§ **Aim**
Find every line of the listing below where "this" appears, and copy it.

§ **Extracted information**
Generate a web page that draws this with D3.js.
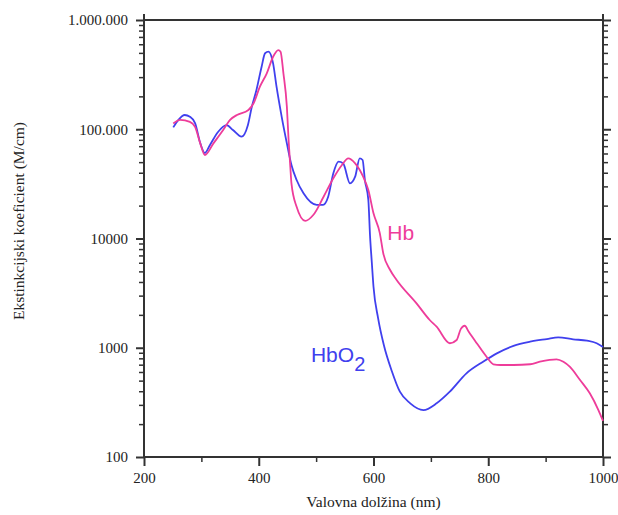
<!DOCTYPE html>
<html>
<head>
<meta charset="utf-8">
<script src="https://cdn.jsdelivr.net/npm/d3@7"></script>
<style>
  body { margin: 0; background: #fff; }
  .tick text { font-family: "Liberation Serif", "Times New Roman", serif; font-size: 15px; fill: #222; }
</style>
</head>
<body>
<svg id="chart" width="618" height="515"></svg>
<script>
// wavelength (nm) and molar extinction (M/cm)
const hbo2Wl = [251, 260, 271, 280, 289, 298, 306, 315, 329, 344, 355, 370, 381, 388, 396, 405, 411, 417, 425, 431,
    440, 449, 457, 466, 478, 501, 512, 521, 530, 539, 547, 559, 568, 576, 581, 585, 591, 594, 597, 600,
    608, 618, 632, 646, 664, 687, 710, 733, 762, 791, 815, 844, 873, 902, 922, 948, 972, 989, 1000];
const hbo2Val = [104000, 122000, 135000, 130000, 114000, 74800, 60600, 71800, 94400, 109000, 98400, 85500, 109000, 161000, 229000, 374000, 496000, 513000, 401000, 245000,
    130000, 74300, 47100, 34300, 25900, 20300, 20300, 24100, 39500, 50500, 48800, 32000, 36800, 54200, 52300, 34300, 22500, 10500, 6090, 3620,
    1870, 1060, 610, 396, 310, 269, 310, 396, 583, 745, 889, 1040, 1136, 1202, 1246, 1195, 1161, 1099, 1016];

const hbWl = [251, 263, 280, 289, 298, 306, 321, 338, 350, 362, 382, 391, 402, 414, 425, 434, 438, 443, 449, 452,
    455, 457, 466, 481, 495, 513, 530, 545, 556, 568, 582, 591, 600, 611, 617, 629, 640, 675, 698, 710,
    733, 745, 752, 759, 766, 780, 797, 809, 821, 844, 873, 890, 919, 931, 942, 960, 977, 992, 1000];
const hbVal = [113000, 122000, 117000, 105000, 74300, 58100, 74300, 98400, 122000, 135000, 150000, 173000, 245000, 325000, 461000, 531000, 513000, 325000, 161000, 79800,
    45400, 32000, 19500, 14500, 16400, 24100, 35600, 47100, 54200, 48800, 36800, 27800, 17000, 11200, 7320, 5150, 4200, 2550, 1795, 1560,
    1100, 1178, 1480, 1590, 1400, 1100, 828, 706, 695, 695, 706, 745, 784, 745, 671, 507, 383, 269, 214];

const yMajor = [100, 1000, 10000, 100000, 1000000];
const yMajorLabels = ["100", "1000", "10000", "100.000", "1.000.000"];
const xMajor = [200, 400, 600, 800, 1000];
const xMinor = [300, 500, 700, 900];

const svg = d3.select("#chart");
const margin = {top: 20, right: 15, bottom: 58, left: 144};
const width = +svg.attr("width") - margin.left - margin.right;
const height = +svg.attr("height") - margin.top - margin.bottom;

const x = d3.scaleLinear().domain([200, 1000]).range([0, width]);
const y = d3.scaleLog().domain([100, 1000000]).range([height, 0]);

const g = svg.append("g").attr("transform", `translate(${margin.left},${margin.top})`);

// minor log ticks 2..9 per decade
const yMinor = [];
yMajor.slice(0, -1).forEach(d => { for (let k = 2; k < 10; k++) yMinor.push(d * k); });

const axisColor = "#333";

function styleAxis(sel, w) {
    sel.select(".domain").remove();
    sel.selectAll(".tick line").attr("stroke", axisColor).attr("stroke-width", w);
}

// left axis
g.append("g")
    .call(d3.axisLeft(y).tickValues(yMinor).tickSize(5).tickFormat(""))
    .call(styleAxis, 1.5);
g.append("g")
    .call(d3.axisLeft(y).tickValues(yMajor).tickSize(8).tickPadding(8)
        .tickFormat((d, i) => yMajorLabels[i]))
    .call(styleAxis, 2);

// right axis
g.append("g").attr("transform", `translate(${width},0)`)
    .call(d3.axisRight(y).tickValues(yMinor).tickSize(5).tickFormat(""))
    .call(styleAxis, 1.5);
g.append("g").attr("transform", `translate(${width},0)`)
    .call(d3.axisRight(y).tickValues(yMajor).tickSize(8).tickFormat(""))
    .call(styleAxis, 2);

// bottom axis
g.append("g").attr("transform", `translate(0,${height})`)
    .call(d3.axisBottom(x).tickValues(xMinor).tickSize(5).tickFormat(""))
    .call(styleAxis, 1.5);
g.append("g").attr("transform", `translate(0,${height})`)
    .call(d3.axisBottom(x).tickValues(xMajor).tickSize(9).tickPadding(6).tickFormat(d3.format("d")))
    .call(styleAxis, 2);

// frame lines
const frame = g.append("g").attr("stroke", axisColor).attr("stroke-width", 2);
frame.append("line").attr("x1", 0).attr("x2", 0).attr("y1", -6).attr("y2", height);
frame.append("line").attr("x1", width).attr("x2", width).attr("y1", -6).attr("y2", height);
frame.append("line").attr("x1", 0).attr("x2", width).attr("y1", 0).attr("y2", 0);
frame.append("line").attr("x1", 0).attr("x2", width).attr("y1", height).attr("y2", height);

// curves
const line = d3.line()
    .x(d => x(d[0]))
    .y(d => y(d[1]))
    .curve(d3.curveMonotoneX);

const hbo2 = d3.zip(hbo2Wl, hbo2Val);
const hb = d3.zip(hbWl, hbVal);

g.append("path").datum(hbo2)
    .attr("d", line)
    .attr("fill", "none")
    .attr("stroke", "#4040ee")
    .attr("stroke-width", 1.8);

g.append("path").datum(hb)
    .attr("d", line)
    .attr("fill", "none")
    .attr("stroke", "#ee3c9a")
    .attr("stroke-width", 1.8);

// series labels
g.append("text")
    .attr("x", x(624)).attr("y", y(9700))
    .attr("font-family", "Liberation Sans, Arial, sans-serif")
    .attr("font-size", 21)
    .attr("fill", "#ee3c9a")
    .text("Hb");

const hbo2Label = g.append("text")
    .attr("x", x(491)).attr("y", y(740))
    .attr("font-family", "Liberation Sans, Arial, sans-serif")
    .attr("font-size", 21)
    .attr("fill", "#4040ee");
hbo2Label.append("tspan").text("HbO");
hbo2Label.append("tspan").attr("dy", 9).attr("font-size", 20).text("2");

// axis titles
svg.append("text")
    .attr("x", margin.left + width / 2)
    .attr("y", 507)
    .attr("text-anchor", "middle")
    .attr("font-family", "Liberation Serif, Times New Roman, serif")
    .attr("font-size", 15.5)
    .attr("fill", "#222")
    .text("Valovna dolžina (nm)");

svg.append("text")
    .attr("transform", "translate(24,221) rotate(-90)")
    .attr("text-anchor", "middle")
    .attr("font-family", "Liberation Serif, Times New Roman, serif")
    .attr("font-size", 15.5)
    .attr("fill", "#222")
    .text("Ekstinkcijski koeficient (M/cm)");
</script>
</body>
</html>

--

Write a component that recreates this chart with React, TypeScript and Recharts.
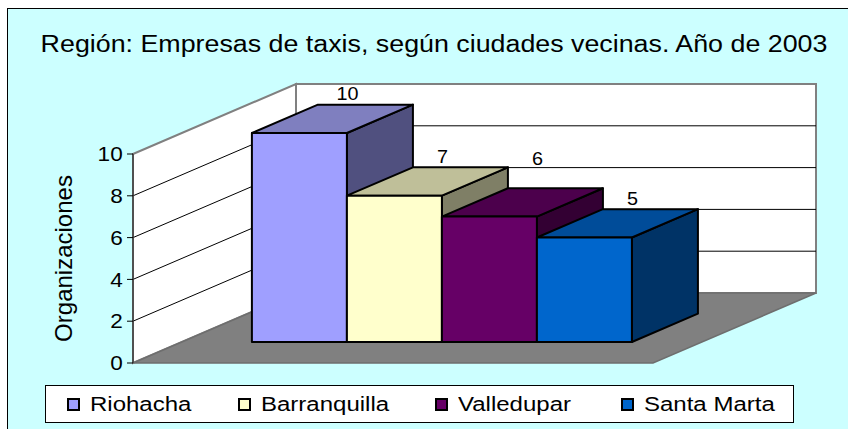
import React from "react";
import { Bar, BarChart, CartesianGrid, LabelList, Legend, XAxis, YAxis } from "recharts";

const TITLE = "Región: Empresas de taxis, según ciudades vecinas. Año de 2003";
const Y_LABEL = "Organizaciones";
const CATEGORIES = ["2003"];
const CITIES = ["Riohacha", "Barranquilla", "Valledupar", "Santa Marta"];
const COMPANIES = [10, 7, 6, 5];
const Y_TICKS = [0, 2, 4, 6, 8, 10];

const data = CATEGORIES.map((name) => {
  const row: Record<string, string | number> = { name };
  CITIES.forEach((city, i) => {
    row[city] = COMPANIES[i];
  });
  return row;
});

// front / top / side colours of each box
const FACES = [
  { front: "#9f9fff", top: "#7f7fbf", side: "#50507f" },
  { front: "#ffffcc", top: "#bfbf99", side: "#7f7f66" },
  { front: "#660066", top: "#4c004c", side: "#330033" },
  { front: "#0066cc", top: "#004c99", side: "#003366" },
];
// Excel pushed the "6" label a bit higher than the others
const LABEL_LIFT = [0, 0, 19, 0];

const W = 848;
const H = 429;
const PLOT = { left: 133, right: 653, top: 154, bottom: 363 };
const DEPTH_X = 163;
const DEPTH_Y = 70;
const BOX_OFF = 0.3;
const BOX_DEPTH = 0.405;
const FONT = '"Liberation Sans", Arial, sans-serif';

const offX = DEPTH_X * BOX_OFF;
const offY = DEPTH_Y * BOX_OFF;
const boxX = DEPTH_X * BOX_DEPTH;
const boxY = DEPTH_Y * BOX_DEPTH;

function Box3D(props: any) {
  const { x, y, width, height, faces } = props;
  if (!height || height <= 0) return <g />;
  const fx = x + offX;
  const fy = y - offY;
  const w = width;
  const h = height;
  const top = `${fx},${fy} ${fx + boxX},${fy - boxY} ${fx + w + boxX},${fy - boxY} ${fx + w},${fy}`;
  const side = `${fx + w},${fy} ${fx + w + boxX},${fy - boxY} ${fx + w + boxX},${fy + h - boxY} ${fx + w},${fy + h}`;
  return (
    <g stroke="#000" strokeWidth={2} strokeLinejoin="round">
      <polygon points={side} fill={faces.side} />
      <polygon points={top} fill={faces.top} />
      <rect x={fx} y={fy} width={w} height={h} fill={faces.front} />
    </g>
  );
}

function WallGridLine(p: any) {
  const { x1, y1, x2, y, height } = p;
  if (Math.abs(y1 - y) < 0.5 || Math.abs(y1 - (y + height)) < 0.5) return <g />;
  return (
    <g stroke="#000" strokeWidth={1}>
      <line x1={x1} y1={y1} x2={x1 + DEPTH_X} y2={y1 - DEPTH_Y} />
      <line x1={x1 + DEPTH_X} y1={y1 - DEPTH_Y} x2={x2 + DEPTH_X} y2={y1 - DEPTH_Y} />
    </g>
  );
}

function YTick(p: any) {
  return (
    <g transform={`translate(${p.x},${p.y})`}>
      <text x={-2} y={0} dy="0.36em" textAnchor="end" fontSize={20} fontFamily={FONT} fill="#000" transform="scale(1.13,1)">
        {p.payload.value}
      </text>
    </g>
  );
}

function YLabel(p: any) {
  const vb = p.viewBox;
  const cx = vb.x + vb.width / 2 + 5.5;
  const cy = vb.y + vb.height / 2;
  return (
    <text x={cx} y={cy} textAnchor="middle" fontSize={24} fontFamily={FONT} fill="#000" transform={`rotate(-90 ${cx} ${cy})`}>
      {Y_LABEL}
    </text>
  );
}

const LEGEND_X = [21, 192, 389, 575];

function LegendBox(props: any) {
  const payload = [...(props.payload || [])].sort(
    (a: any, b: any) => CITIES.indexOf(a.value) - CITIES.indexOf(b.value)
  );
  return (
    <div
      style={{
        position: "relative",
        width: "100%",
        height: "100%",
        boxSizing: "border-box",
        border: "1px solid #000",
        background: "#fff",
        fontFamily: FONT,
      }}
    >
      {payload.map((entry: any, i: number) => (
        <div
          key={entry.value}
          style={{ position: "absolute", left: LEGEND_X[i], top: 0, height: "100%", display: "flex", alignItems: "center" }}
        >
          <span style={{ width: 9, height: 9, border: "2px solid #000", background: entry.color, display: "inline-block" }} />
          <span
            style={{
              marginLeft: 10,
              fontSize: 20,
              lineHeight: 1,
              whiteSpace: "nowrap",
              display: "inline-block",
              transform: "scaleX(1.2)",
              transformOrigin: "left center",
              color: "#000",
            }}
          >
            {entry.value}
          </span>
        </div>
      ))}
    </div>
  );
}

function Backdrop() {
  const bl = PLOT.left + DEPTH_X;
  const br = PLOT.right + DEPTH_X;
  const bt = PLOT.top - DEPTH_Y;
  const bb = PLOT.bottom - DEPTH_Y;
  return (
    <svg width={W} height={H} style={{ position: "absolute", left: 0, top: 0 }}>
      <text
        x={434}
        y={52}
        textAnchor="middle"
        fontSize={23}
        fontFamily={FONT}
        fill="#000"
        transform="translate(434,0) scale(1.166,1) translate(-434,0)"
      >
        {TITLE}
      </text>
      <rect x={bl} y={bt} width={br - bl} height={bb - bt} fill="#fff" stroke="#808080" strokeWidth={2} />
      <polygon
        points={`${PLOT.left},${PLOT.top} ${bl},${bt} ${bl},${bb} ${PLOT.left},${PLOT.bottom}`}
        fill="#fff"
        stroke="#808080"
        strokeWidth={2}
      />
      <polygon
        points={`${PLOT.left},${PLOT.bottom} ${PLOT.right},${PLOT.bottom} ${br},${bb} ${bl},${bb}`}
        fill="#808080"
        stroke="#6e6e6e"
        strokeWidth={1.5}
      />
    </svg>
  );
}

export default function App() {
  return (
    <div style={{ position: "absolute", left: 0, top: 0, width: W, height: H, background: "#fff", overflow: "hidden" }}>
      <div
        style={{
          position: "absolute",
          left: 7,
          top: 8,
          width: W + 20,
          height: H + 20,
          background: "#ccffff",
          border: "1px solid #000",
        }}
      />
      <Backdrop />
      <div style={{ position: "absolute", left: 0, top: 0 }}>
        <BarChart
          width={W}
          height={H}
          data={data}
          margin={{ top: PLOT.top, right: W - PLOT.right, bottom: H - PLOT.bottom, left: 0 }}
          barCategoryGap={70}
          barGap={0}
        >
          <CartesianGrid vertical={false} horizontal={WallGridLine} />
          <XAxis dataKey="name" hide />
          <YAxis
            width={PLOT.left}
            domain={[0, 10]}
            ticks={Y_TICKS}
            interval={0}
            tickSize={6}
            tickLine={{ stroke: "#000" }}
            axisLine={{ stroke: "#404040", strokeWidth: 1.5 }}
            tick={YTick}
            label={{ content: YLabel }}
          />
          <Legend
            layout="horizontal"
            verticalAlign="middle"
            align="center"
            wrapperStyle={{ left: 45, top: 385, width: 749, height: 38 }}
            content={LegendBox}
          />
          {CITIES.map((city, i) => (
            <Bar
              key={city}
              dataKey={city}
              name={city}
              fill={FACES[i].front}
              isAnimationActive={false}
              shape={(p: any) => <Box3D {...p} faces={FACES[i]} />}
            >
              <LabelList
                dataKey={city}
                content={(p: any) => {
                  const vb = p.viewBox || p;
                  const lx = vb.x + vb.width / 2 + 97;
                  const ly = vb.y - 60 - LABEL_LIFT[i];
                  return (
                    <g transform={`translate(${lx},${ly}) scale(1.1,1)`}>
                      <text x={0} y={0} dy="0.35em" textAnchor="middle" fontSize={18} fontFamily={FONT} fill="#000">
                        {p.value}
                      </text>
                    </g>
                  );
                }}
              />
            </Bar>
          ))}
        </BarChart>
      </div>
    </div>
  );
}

---

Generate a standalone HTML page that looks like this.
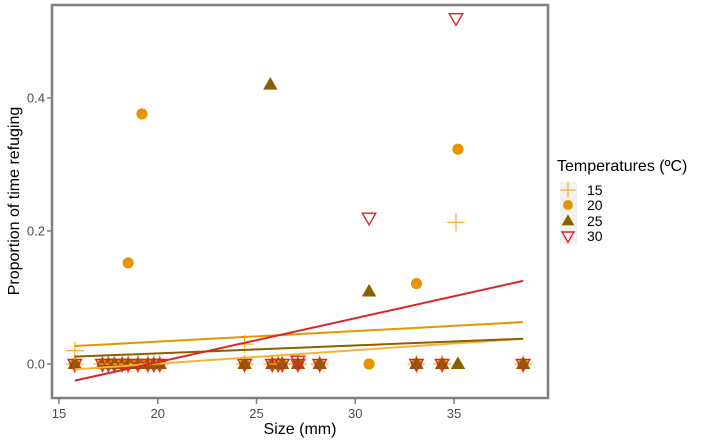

§ **The solution**
Generate a web page that draws this with D3.js.
Write a component that recreates this chart with React, TypeScript and Recharts.
Generate a standalone HTML page that looks like this.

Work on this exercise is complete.